Entries taken from a collection:
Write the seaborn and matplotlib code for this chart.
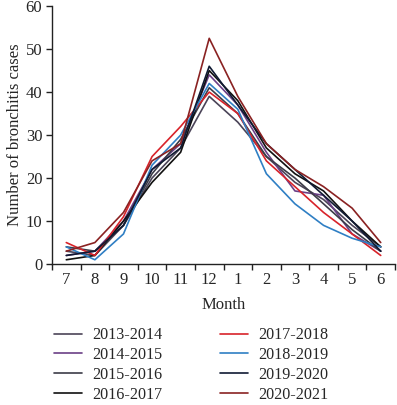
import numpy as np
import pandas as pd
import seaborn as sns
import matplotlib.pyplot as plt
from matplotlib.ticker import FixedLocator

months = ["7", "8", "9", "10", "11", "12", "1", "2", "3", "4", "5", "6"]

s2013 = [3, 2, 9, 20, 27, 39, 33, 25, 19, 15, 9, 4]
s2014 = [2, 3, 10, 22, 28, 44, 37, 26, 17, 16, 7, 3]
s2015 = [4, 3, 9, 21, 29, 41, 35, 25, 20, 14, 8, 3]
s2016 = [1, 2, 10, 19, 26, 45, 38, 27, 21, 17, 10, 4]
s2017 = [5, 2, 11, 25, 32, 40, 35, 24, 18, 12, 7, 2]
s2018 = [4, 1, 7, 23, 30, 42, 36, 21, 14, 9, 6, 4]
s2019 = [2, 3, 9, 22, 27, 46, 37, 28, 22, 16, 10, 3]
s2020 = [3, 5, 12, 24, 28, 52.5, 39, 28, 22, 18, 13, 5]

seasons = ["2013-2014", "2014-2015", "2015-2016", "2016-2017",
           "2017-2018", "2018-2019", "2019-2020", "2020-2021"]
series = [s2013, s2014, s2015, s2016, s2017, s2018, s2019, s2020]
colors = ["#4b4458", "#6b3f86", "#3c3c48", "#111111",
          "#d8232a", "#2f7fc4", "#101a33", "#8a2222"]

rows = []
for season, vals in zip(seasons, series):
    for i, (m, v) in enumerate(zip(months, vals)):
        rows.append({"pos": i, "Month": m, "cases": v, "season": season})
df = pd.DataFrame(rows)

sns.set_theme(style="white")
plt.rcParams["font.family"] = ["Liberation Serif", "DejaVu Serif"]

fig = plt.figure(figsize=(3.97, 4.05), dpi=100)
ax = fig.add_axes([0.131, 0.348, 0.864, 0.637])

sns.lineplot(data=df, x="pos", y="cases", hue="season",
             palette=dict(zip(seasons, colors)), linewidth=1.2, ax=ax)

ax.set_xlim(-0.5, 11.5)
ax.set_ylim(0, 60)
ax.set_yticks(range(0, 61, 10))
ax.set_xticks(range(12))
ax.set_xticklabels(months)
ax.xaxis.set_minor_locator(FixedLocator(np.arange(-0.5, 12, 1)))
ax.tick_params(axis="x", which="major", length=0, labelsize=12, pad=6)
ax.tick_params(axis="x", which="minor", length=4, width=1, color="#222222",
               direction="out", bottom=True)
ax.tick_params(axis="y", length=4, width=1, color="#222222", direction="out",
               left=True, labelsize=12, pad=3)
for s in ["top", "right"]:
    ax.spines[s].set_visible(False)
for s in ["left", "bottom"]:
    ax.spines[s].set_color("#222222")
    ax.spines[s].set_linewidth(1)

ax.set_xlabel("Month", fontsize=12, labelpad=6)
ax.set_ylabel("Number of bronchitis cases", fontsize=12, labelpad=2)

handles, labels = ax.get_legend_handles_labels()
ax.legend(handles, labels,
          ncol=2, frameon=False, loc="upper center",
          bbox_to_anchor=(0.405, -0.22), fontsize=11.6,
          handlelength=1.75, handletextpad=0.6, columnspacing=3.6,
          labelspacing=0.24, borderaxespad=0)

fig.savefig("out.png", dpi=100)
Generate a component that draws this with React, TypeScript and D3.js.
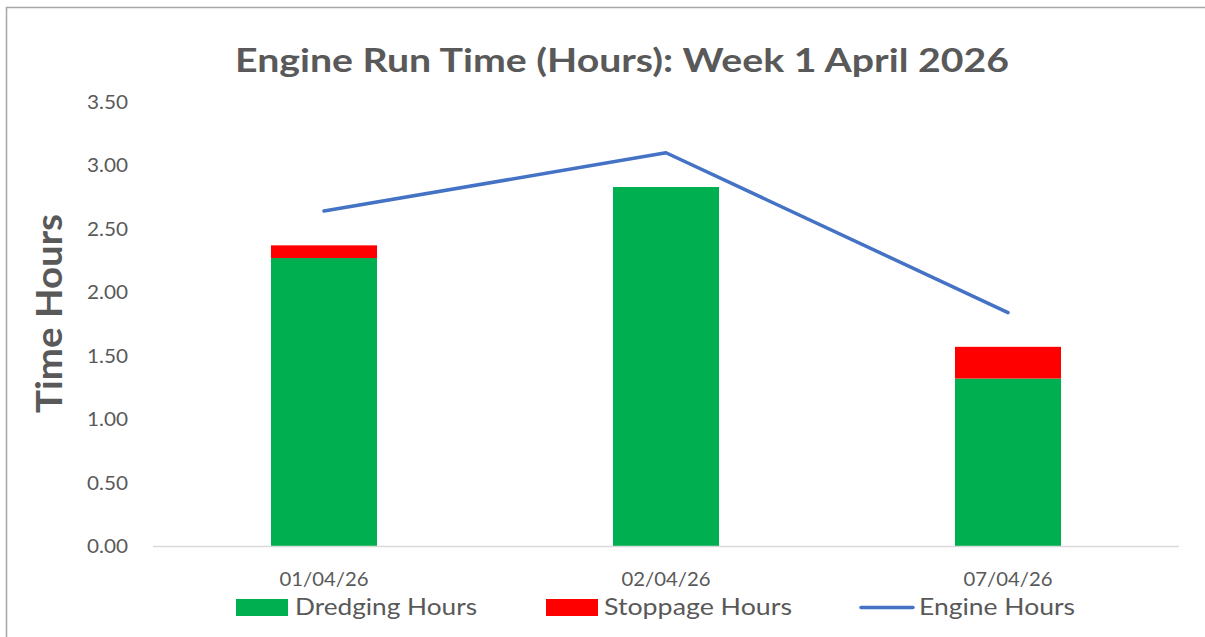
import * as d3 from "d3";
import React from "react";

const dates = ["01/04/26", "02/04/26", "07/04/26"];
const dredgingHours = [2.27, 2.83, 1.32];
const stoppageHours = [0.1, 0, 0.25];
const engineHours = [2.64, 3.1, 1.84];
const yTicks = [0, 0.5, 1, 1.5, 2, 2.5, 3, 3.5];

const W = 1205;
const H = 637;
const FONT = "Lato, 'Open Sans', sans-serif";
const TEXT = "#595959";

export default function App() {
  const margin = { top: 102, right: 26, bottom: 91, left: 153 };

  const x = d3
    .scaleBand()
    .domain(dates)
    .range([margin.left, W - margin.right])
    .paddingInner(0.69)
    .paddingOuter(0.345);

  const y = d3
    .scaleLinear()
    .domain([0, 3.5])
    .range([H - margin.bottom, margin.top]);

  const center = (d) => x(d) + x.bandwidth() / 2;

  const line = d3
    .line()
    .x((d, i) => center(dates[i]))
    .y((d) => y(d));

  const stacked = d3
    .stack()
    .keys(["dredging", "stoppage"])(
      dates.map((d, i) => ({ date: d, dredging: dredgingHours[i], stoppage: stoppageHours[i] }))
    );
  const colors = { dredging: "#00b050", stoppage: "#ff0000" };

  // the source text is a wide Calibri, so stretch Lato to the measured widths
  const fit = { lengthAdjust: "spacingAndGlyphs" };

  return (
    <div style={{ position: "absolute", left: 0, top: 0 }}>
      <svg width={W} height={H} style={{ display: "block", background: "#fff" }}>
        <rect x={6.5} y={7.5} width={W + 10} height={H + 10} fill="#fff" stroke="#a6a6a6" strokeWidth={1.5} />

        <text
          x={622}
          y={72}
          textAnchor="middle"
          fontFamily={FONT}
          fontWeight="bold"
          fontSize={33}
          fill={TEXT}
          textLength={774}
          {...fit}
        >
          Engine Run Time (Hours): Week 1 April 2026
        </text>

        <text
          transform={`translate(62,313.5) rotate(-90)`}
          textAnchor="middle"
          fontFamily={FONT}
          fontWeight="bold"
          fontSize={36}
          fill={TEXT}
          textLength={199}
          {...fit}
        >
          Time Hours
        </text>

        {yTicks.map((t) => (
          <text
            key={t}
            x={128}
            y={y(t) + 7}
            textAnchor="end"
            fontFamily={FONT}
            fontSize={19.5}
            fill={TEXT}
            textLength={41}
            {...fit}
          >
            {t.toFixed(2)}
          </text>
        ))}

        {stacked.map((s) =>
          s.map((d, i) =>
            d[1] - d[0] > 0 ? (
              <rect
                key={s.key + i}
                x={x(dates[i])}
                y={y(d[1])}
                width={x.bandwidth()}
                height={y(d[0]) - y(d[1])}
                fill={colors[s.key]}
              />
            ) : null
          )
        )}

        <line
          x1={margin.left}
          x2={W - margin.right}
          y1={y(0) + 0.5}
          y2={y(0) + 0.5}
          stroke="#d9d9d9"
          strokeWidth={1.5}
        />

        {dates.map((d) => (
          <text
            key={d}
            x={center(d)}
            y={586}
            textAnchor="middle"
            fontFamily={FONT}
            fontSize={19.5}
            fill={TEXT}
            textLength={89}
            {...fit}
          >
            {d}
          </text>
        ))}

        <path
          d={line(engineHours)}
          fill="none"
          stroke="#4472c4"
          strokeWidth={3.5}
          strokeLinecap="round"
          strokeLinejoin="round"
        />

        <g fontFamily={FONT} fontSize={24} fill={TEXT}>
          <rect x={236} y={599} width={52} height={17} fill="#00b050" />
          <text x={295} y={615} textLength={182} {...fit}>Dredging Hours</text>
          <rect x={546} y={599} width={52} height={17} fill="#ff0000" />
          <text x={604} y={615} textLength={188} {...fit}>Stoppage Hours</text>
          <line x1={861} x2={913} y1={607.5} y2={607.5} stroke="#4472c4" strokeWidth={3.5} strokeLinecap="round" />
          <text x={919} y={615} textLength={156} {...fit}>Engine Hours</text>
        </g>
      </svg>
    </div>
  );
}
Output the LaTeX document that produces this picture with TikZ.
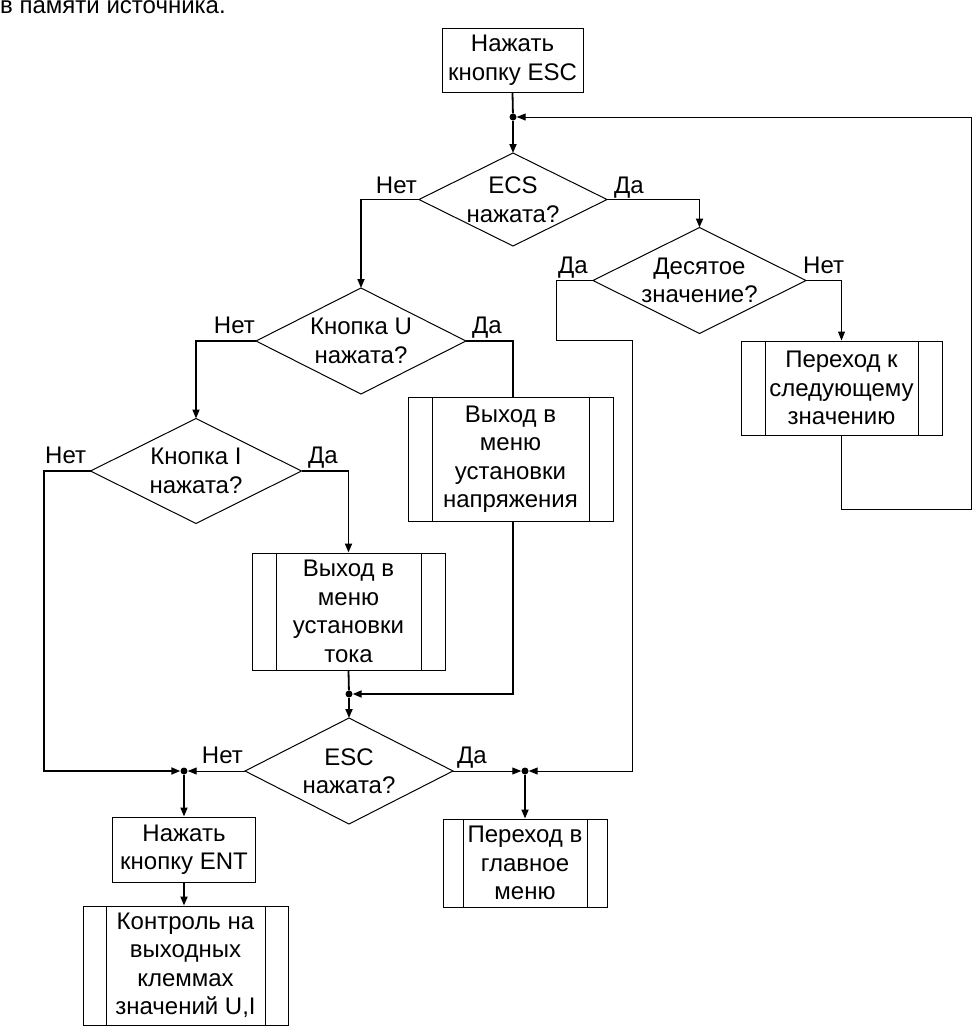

● Exercise prompt:
Report all lines of the data that include the word "with".

● The result:
Generate a component that draws this with React, TypeScript and D3.js.
Output the LaTeX document that produces this picture with TikZ.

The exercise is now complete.